For what reason are you taking the next step? Are you taking it to achieve laud and glory in that previous world from which you came? Or are you taking it to move to a new and different level of experience? Once having asked the two-part question: “Who I am” and “Who I shall become,” then you move against the challenges of becoming what you wish to be. You can’t know if you will succeed in achieving what you wish to be. Will you be Michelangelo? Will you be Socrates? Will you be the next example of greatness in your own right? Nobody can know. Did Socrates know that he was Socrates? Did he know if he succeeded or failed? Nobody knows. But what you can know, is whether or not you have achieved a sense of your own being and your own competence to move toward what you want to be.

Finding God is the acceptance of a process that is out of your control.
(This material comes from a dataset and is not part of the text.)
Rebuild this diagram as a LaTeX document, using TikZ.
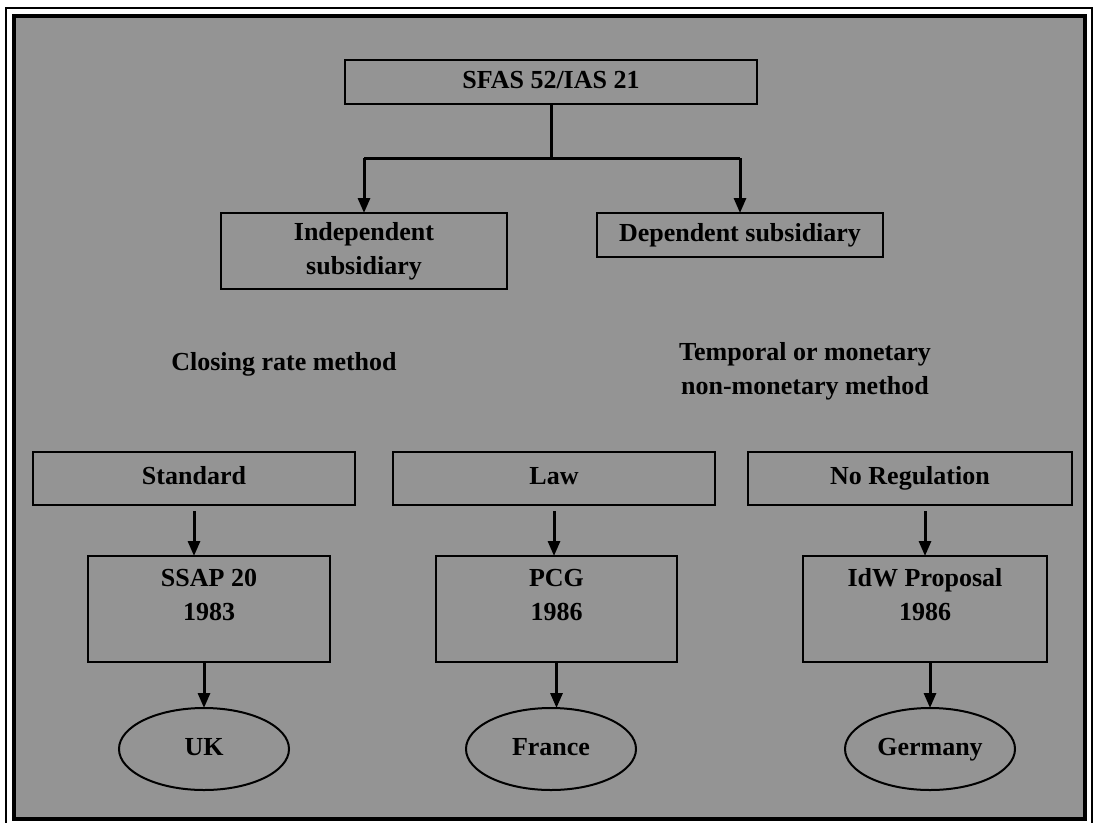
\documentclass[tikz,border=0pt]{standalone}
\usepackage{fontspec}
\setmainfont{Liberation Serif}
\usetikzlibrary{arrows.meta,shapes.geometric}
\begin{document}
\begin{tikzpicture}[x=1pt,y=-1pt,
  every node/.style={font=\bfseries\fontsize{26}{34}\selectfont, inner sep=0pt, outer sep=0pt},
  box/.style={draw, line width=2pt, rectangle},
  oval/.style={draw, line width=2pt, ellipse},
  txt/.style={align=center},
  oneline/.style={text height=18pt, text depth=6pt},
  link/.style={line width=3pt},
  arr/.style={line width=3pt, -{Triangle[length=15pt,width=12pt]}},
]
\useasboundingbox (0,0) rectangle (1094,822);
\clip (0,0) rectangle (1094,822);
\fill[white] (0,0) rectangle (1094,822);

% double frame with shaded panel
\draw[line width=2pt] (5.5,8) rectangle (1091.5,830);
\fill[black!42] (14,16) rectangle (1085,819);
\draw[line width=4.5pt] (14,16) rectangle (1085,819);

% top standard
\node[box, oneline, minimum width=412pt, minimum height=44pt] (sfas) at (551,82) {SFAS 52/IAS 21};

% subsidiary types
\node[box, txt, minimum width=286pt, minimum height=76pt] (indep) at (364,251) {Independent\\subsidiary};
\node[box, oneline, minimum width=286pt, minimum height=44pt] (dep) at (740,235) {Dependent subsidiary};

\coordinate (split) at (551,158);
\draw[link] (sfas.south) -- (split);
\draw[link] (indep.north |- split) -- (dep.north |- split);
\draw[arr] (indep.north |- split) -- (indep.north);
\draw[arr] (dep.north |- split) -- (dep.north);

% methods
\node[txt, oneline] (closing) at (284,364) {Closing rate method};
\node[txt] (temporal) at (805,371) {Temporal or monetary\\non-monetary method};

% regulation type
\node[box, oneline, minimum width=322pt, minimum height=53pt] (std) at (194,478.5) {Standard};
\node[box, oneline, minimum width=322pt, minimum height=53pt] (law) at (554,478.5) {Law};
\node[box, oneline, minimum width=324pt, minimum height=53pt] (noreg) at (910,478.5) {No Regulation};

% pronouncements
\node[box, minimum width=242pt, minimum height=106pt] (ssap) at (209,609) {};
\node[box, minimum width=241pt, minimum height=106pt] (pcg) at (556.5,609) {};
\node[box, minimum width=244pt, minimum height=106pt] (idw) at (925,609) {};
\node[txt] (ssaplbl) at ([yshift=14pt]ssap.center) {SSAP 20\\1983};
\node[txt] (pcglbl) at ([yshift=14pt]pcg.center) {PCG\\1986};
\node[txt] (idwlbl) at ([yshift=14pt]idw.center) {IdW Proposal\\1986};

% countries
\node[oval, oneline, minimum width=170pt, minimum height=82pt] (uk) at (204,749) {UK};
\node[oval, oneline, minimum width=170pt, minimum height=82pt] (fr) at (551,749) {France};
\node[oval, oneline, minimum width=170pt, minimum height=82pt] (de) at (930,749) {Germany};

% links between rows
\draw[arr] ([yshift=-6pt]std.south) -- (std.south |- ssap.north);
\draw[arr] ([yshift=-6pt]law.south) -- (law.south |- pcg.north);
\draw[arr] ([yshift=-6pt]idw.north |- noreg.south) -- (idw.north);
\draw[arr] (uk.north |- ssap.south) -- (uk.north);
\draw[arr] (pcg.south) -- (pcg.south |- fr.north);
\draw[arr] (de.north |- idw.south) -- (de.north);
\end{tikzpicture}
\end{document}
Will what you want to be now be what you want to be after you’ve experienced becoming it? Or are you taking a set of steps each leading ever deeper into yourself? The hardest part of the journey is when ever you can answer “Who I am,” because you then have to answer “Is this where I want to be?” which may need to be re-defined; and this sets forth another set of steps to re-discover “Who you are” as God is calling you to be.

What’s at Stake

  • If you do not ask “Who I am,” you cannot lay down a path to follow and you remain in chaos.
  • Unless you find a path that reveals new and different levels of experience, limited social definitions will always measure your value.
  • If you don’t walk your own journey, you become a slave to other people’s ideas of success and failure

Difficulties

  • Upon stepping away, you will be challenged to return to the prior world, chastised for your foolishness of having left it.
  • Once you start walking, your great failures may be your great successes, because what you have perceived or thought that you wanted to succeed at may be a residual of where you once were.
  • There are no promises of success
  • What you study or know may or may not have any value
  • Your inner joy and satisfaction may or may not be met.
  • There is no guarantee that the world will want to hear what you have seen.

Have Faith

  • There is only one real failure: not pursuing the path. Everything else is a success.